Institute History
Description
When first seen in 1980, Pincus’s benchmark film from New England profoundly affected (and sometimes disturbed) viewers. It also strongly influenced the work of filmmakers such as Ross McElwee. Pincus, after shooting his life for five years, distilled twenty-seven hours of footage into a remarkable three-hour-and-twenty-minute epic of domestic melodrama that transforms the ordinary into the poetic.
As is true with other films in this genre (they might be called “transcendent home movies”), wherein children grow up and people die, or go mad, or disappear, a cumulative power derives from the dense weaving of the everyday happenings within the intimacy of a family’s life. Diaries’s characters include Pincus’s daughter Sami and son Ben (ages six and two, respectively, at the film’s start). And, memorably, there is wife Jane, a batik artist and feminist (coauthor of Our Bodies, Our Selves), who suffers the intrusion of her husband’s camera with a panoply of emotions and attitudes. The fact that Pincus includes extended passages with several of his lovers in the midst of depicting the wildly fluctuating vicissitudes of his precarious marriage has disturbed some viewers. Pincus has also been accused of being evasive, of hiding behind the camera.

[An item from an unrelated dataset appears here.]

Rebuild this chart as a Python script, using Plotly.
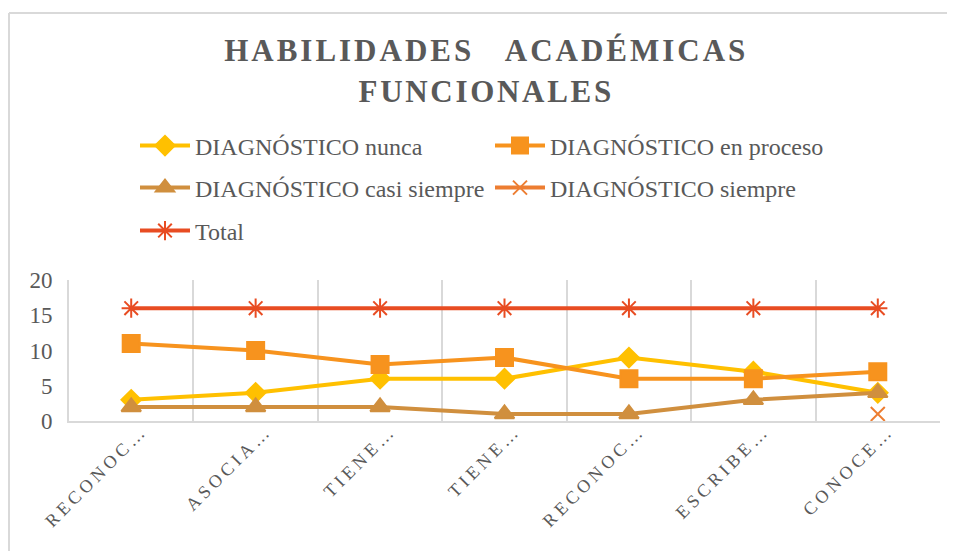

But in Diaries, the camera (and the person behind it) is anything but invisible. This moral journal courageously reveals its maker through the choices made both in shooting and editing. By including moments that are by turns achingly tender or irritatingly obnoxious, sweetly funny, tediously awkward, or utterly charming, Pincus provides us with a mosaic of mirrors for our own contemplations and revelations. Most people who have taken this journey consider it more than worth the time its formidable length demands. Presented in five parts, the film will include an intermission.